Curators: Vivian Heyms and Silvan Vasilda
The past has left many conscious and unconscious traces in our society. Colonial history is a complex, confusing and painful reality. Together with a diverse group of people from the province of Brabant, we investigate the colonial past and what role it plays in our lives. We mainly focus on the underexposed traces of the colonial past in Brabant. We shape the recalibration and questioning of our past, reflecting on the present and imagining the future as a joint process.
The complexity and scope of the theme lend itself to an examination that makes use of various methods and perspectives. The elements that make up the research can be found on this page.
Central to this program are the personal quests of our core group: a group of 30 people from the larger Eindhoven area (or other cities in the province of Brabant) who reflect on their own experiences of coming across traces of the colonial past. Their personal stories emerge during family and group conversations, and are the main source and content for the presentation that is on show in the Werksalon in the museum. The stories can also be found in the school programs and the Dutch do-it-yourself tour (which can be downloaded here and is available for free at the museum's box office).
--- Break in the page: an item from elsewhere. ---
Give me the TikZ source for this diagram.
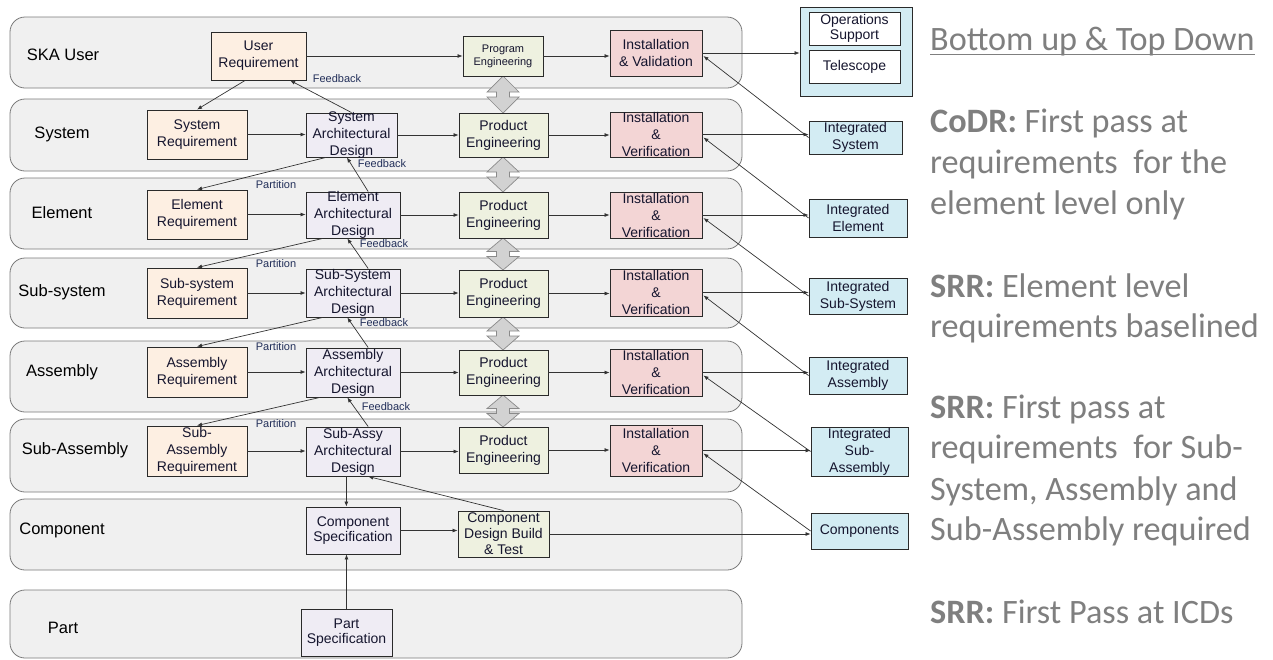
\documentclass[tikz,border=0pt]{standalone}
\usepackage{fontspec}
\setmainfont{Liberation Sans}
\newfontfamily\calfont{Carlito}
\usetikzlibrary{arrows.meta,calc}
\definecolor{reqc}{HTML}{FDEFE2}
\definecolor{archc}{HTML}{EFECF4}
\definecolor{pec}{HTML}{EEF1E0}
\definecolor{ivc}{HTML}{F3D5D5}
\definecolor{bluec}{HTML}{D3ECF3}
\definecolor{lanef}{HTML}{F0F0F0}
\definecolor{lanec}{HTML}{7A7A7A}
\definecolor{boxd}{HTML}{2A2A2A}
\definecolor{txtc}{HTML}{15152E}
\definecolor{lblc}{HTML}{23305A}
\definecolor{rgray}{HTML}{7F7F7F}
\definecolor{dblf}{HTML}{D2D2D2}
\definecolor{dbld}{HTML}{8A8A8A}
\newcommand\bx[8][boxtxt]{%
  \node[#3, minimum width={(#6)-(#4)}, minimum height={(#7)-(#5)}] (#2) at ({((#4)+(#6))/2},{((#5)+(#7))/2}) {};
  \node[#1] at (#2.center) {#8};}
\newcommand\dbl[2]{%
  \pgfmathsetmacro\ym{((#1)+(#2))/2}
  \draw[dblstyle] (503,#1) -- (519,\ym-2.5) -- (509.5,\ym-2.5) -- (509.5,\ym+2.5) -- (519,\ym+2.5) -- (503,#2) -- (487,\ym+2.5) -- (496.5,\ym+2.5) -- (496.5,\ym-2.5) -- (487,\ym-2.5) -- cycle;}
\newcommand\rl[3]{\node[rtxt] (#1) at (930,#2) {#3};}
\begin{document}
\begin{tikzpicture}[x=1pt,y=-1pt,
  lane/.style={draw=lanec, fill=lanef, line width=0.8pt, rounded corners=15pt, inner sep=0},
  bxs/.style={draw=boxd, line width=0.9pt, inner sep=0},
  req/.style={bxs, fill=reqc},
  arch/.style={bxs, fill=archc},
  pe/.style={bxs, fill=pec},
  iv/.style={bxs, fill=ivc},
  intbox/.style={bxs, fill=bluec},
  wbox/.style={bxs, fill=white},
  boxtxt/.style={align=center, font=\fontsize{14}{17}\selectfont, text=txtc, inner sep=0},
  smalltxt/.style={align=center, font=\fontsize{11}{13}\selectfont, text=txtc, inner sep=0},
  opstxt/.style={align=center, font=\fontsize{14}{15}\selectfont, text=txtc, inner sep=0},
  cdbtxt/.style={align=center, font=\fontsize{14}{16}\selectfont, text=txtc, inner sep=0},
  lanetxt/.style={font=\fontsize{16.5}{18}\selectfont, text=black, inner sep=0},
  fbl/.style={font=\fontsize{11}{12}\selectfont, text=lblc, inner sep=0},
  con/.style={draw=black!80, line width=0.7pt, -{Latex[length=5pt,width=4pt]}},
  dblstyle/.style={draw=dbld, fill=dblf, line width=0.7pt},
  rtxt/.style={anchor=base west, inner sep=0, text=rgray, font=\calfont\fontsize{34.2}{41}\selectfont}
]
\useasboundingbox (0,0) rectangle (1273,659);
\fill[white] (0,0) rectangle (1273,659);

% lanes
\bx{lane1}{lane}{10}{17}{742}{88}{}
\bx{lane2}{lane}{10}{99}{742}{171}{}
\bx{lane3}{lane}{10}{178}{742}{249}{}
\bx{lane4}{lane}{10}{258}{742}{328}{}
\bx{lane5}{lane}{10}{341}{742}{412}{}
\bx{lane6}{lane}{10}{419}{742}{492}{}
\bx{lane7}{lane}{10}{499}{742}{570}{}
\bx{lane8}{lane}{10}{590}{742}{658}{}

\node[lanetxt] (lab1) at (63,55) {SKA User};
\node[lanetxt] (lab2) at (62,134) {System};
\node[lanetxt] (lab3) at (62,213) {Element};
\node[lanetxt] (lab4) at (62,292) {Sub-system};
\node[lanetxt] (lab5) at (62,372) {Assembly};
\node[lanetxt] (lab6) at (75,450) {Sub-Assembly};
\node[lanetxt] (lab7) at (62,530) {Component};
\node[lanetxt] (lab8) at (63,628) {Part};

% block double arrows
\dbl{76}{113}
\dbl{157}{192}
\dbl{238}{270}
\dbl{317}{350}
\dbl{395}{427}

% requirement column
\bx{ur}{req}{211}{32}{306}{80}{User\\Requirement}
\bx{sr}{req}{147}{110}{247}{159}{System\\Requirement}
\bx{er}{req}{147}{190}{247}{239}{Element\\Requirement}
\bx{ssr}{req}{147}{268}{247}{318}{Sub-system\\Requirement}
\bx{ar}{req}{147}{347}{247}{397}{Assembly\\Requirement}
\bx{sar}{req}{147}{426}{247}{476}{Sub-\\Assembly\\Requirement}

% architecture column
\bx{sad}{arch}{306}{113}{397}{157}{System\\Architectural\\Design}
\bx{ead}{arch}{306}{192}{400}{238}{Element\\Architectural\\Design}
\bx{ssad}{arch}{306}{269}{400}{317}{Sub-System\\Architectural\\Design}
\bx{aad}{arch}{306}{348}{400}{397}{Assembly\\Architectural\\Design}
\bx{saad}{arch}{306}{427}{400}{476}{Sub-Assy\\Architectural\\Design}
\bx[opstxt]{cs}{arch}{306}{507}{400}{554}{Component\\Specification}
\bx[opstxt]{ps}{arch}{301}{609}{392}{656}{Part\\Specification}

% engineering column
\bx[smalltxt]{pe0}{pe}{463}{36}{543}{76}{Program\\Engineering}
\bx{pe1}{pe}{459}{113}{548}{157}{Product\\Engineering}
\bx{pe2}{pe}{459}{192}{548}{238}{Product\\Engineering}
\bx{pe3}{pe}{459}{270}{548}{317}{Product\\Engineering}
\bx{pe4}{pe}{459}{350}{548}{395}{Product\\Engineering}
\bx{pe5}{pe}{459}{427}{548}{473}{Product\\Engineering}
\bx[cdbtxt]{cdbt}{pe}{458}{511}{549}{557}{Component\\Design Build\\\& Test}

% installation column
\bx{iv0}{iv}{610}{30}{702}{76}{Installation\\\& Validation}
\bx{iv1}{iv}{610}{112}{702}{157}{Installation\\\&\\Verification}
\bx{iv2}{iv}{610}{192}{702}{238}{Installation\\\&\\Verification}
\bx{iv3}{iv}{610}{269}{702}{316}{Installation\\\&\\Verification}
\bx{iv4}{iv}{610}{349}{702}{396}{Installation\\\&\\Verification}
\bx{iv5}{iv}{610}{425}{702}{476}{Installation\\\&\\Verification}

% integrated column
\bx{ops}{intbox}{800}{7}{912}{96}{}
\bx[opstxt]{osup}{wbox}{809}{12}{900}{45}{Operations\\Support}
\bx[opstxt]{tel}{wbox}{809}{50}{900}{83}{Telescope}
\bx{isys}{intbox}{809}{121}{902}{154}{Integrated\\System}
\bx{iel}{intbox}{809}{199}{907}{237}{Integrated\\Element}
\bx{iss}{intbox}{809}{278}{907}{314}{Integrated\\Sub-System}
\bx{ias}{intbox}{809}{357}{907}{394}{Integrated\\Assembly}
\bx{isa}{intbox}{811}{427}{908}{476}{Integrated\\Sub-\\Assembly}
\bx{comp}{intbox}{811}{513}{908}{549}{Components}

% horizontal flow
\foreach \a/\b in {ur/pe0, pe0/iv0, iv0/ops, sr/sad, er/ead, ssr/ssad, ar/aad, sar/saad,
  sad/pe1, ead/pe2, ssad/pe3, aad/pe4, saad/pe5, pe1/iv1, pe2/iv2, pe3/iv3, pe4/iv4, pe5/iv5,
  iv1/isys, iv2/iel, iv3/iss, iv4/ias, iv5/isa, cs/cdbt, cdbt/comp}
  \draw[con] (\a.east) -- (\a.east -| \b.west);

% integration back up
\foreach \a/\b in {isys/iv0, iel/iv1, iss/iv2, ias/iv3, isa/iv4, comp/iv5}
  \draw[con] (\a.west) -- ($(\b.east)+(1,3)$);

% partition (top down)
\draw[con] ($(ur.south west)!0.36!(ur.south east)$) -- (sr.north);
\draw[con] ($(sad.south west)!0.22!(sad.south east)$) -- (er.north);
\draw[con] ($(ead.south west)!0.18!(ead.south east)$) -- (ssr.north);
\draw[con] ($(ssad.south west)!0.18!(ssad.south east)$) -- (ar.north);
\draw[con] ($(aad.south west)!0.15!(aad.south east)$) -- (sar.north);
\node[fbl] (pl1) at (276,185) {Partition};
\node[fbl] (pl2) at (276,264) {Partition};
\node[fbl] (pl3) at (276,347) {Partition};
\node[fbl] (pl4) at (276,424) {Partition};

% feedback (bottom up)
\draw[con] (sad.north) -- ($(ur.south west)!0.83!(ur.south east)$);
\draw[con] ($(ead.north west)!0.66!(ead.north east)$) -- ($(sad.south west)!0.45!(sad.south east)$);
\draw[con] ($(ssad.north west)!0.66!(ssad.north east)$) -- ($(ead.south west)!0.44!(ead.south east)$);
\draw[con] ($(aad.north west)!0.66!(aad.north east)$) -- ($(ssad.south west)!0.44!(ssad.south east)$);
\draw[con] ($(saad.north west)!0.66!(saad.north east)$) -- ($(aad.south west)!0.44!(aad.south east)$);
\draw[con] (cdbt.north) -- ($(saad.south west)!0.66!(saad.south east)$);
\node[fbl] (fl1) at (337,79) {Feedback};
\node[fbl] (fl2) at (382,164) {Feedback};
\node[fbl] (fl3) at (384,244) {Feedback};
\node[fbl] (fl4) at (384,323) {Feedback};
\node[fbl] (fl5) at (386,407) {Feedback};

% component level
\coordinate (sadown) at ($(saad.south west)!0.43!(saad.south east)$);
\draw[con] (sadown) -- (sadown |- cs.north);
\draw[con] (ps.north) -- (ps.north |- cs.south);

% right-hand notes
\rl{t0}{50}{Bottom up \& Top Down}
\draw[rgray, line width=1.8pt] ($(t0.base west)+(0,4.5)$) -- ($(t0.base east)+(0,4.5)$);
\rl{t1}{132}{\textbf{CoDR:} First pass at}
\rl{t2}{173}{requirements\ \ for the}
\rl{t3}{214}{element level only}
\rl{t4}{297}{\textbf{SRR:} Element level}
\rl{t5}{337}{requirements baselined}
\rl{t6}{418}{\textbf{SRR:} First pass at}
\rl{t7}{458}{requirements\ \ for Sub-}
\rl{t8}{500}{System, Assembly and}
\rl{t9}{540}{Sub-Assembly required}
\rl{t10}{623}{\textbf{SRR:} First Pass at ICDs}
\end{tikzpicture}
\end{document}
These personal quests are translated into themes. This translation lies in the hands of Vivian Heyms and Silvan Vasilda, who place these stories into a larger context by reflecting on them and connecting them with the history and collection of the Van Abbemuseum.
This project is an ongoing research program, in which we will dive deeper into a variety of themes. For that reason, these themes will gradually appear on this page in the coming months.
In October 2020, we started our research into the ways in which the past affects our present. We have been shaped by our past and by the past of the generations of people before us. The effects of this may not always be immediately apparent, but they are certainly there. A past that is not actually a past, because you can still see it rooted in ourselves and the system that we live in. In this first theme, we start by asking ourselves what the effects of the colonial past are on our present. How does it affect us to know (or not know) what happened in the past? What aspects from our ancestors can we still see in ourselves ? And what would we like for the future?
No one in our lives has as much influence on who we are as our family does. The past of our parents and grandparents is continued to this day, although that might be different for everyone. In this theme we ask ourselves, through group discussions and family discussions, what has been passed on from generation to generation. But we also look at what has nót been passed on, and why that wasn't possible. It is not easy for everyone to find out about their past or talk about it. That can be for various reasons, but our colonial past plays a significant role in that. What else would we like to know about the generations before us? Who were they as human beings and how can we recognise ourselves in them?
In this four-part series, Silvan Vasilda, together with his family and other people from the province of Brabant, examines what has been passed on from the colonial past (consciously and unconsciously) and how this past leaves traces in the present.